27 avr. 2013

Les éditeurs de livres

1. Les éditeurs ont une très mauvaise réputation auprès des auteurs d'un certain monde. Les contrats de publication, exclusivement élaborés par eux ou à leur initiative, protègent plus leurs intérêts que ceux des auteurs. Intransigeants, ces prédateurs du livre imposent des clauses à leur seul avantage et bénéficient à 95% du travail des auteurs, sur lequel ils ajoutent une couverture et un numéro ISBN. On dirait un métier d'initié.
2. La crise justifie un changement d'attitude, toujours à l'avantage de l'éditeur. Certaines maisons d'édition sont devenues si capitalistes qu'elles vendent même les exemplaires jadis réservés à l'auteur. Un article de revue donnait droit à un exemplaire et à des tirés à part aux collaborateurs. Aujourd'hui les tirés à part n'existent plus, l'exemplaire de droit est devenu aléatoire. On le vend à 40% de réduction. A ce point, il est possible que l'éditeur publie un livre sans que l'auteur n'en reçoive un exemplaire.
3. N'osez surtout plus parler des droits d'auteur! Ils sont dérisoires. Certaines maisons accordent 6% après avoir vendu le 500eme exemplaire. Dieu seul sait quand le 500e exemplaire sera vendu, si j'amais il sera vendu. C'est le contrat et vous n'avez pas le choix. A prendre ou à laisser! Une chose sûre est que l'éditeur ne perd rien dans cette manoeuvre, et s'il y perd, il reviendra à l'auteur d'en payer les frais. En réalité, les éditeurs encaissent toutes les récettes de vente. Certains éditeurs exigent des auteurs un achat allant jusqu'à 50 copies. Lorsque les ventes ne marchent plus, ils proposent généreusement à l'auteur d'acheter les invendus à un prix réduit. Comme quoi, le dernier mot leur revient toujours.
4. Pour éviter d'être dupés, plusieurs auteurs optent de devenir éditeurs en montant des maisons éphémères  qui souvent manquent des soutiens financiers et de marketing. Certains décident de vendre eux-mêmes directement leurs livres. Maintenant, il existe des éditeurs qui fonctionnent sur ce concept, moyennant un émolument de base, et associent l'auteur à la vente. Même là, l'éditeur y gagne plus que l'auteur.

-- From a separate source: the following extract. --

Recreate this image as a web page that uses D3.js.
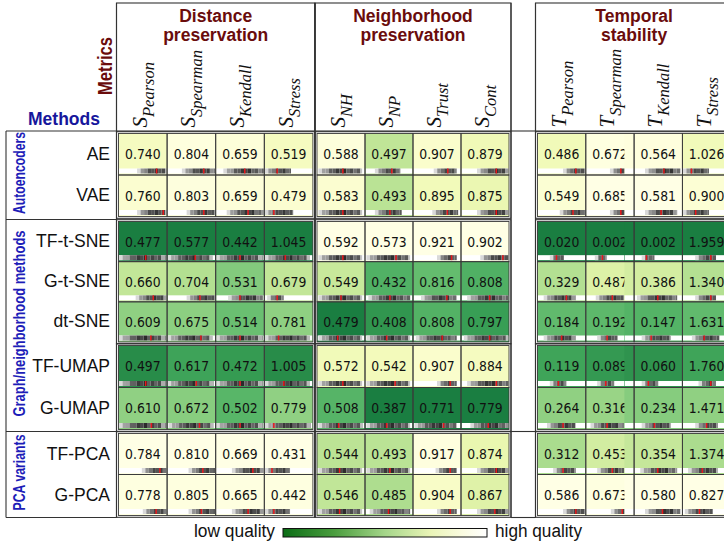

5. Les éditeurs-auteurs de collections et de livres communs subissent les mêmes contraintes que les auteurs. J'attends depuis plus de dix ans la publication d'un chapitre de livre pour lequel j'avais signé le copyright en 2002. Et l'éditeur, professeur à Lagos, continue à me demander de patienter. J'ai entretemps repris cet article dans mon dernier livre. Ce 24 avril 2013, j'ai pris connaissance d'une publication d'un de mes articles dans un collectif grâce à l'email d'un collègue qui voulait obtenir le livre. Le livre dont j'ai aussi découvert le titre a été édité à Cotonou depuis 2011. Ni la maison d'édition, ni les éditeurs n'ont pris la délicatesse d'en informer les auteurs, à moins que ce ne soit moi seul qui ai été ignoré. Comme pour dire que publier peut provoquer des migraines, surtout lorsque le professionnalisme fait défaut.
6. Dans ce marché qui a tout l'air d'une affaire de dupes, des talents sont sacrifiés, étouffés sans ménagement. Qu'on se le dise, l'éditeur est avant tout un vendeur. Et un vendeur sans scrupule. Il choisit le titre susceptible de se vendre; le thème qui attire et ramène de l'argent; le personnage-auteur dont la réputation est déjà établi. Ainsi certains genres comme la poésie ou les thèmes du Tiers-Monde, qui se vendent difficilement dans les pays développés, sont écartés sans même être traités. Beaucoup d'auteurs et de talents sont privés de lectorat et d'accès à la reconnaissance publique, simplement soit parce qu'ils sont étrangers, soit parce qu'ils n'ont pas d'argent pour payer les frais d'éditions, soit encore parce que les mécènes et financiers culturels leur ferment la porte.
Pour quoi, je soutiens que nos pays créent impérativement des mécanismes d'éditions, des structures de fabrication et de consommation du livre, car le livre est un support essentiel de la culture d'un pays.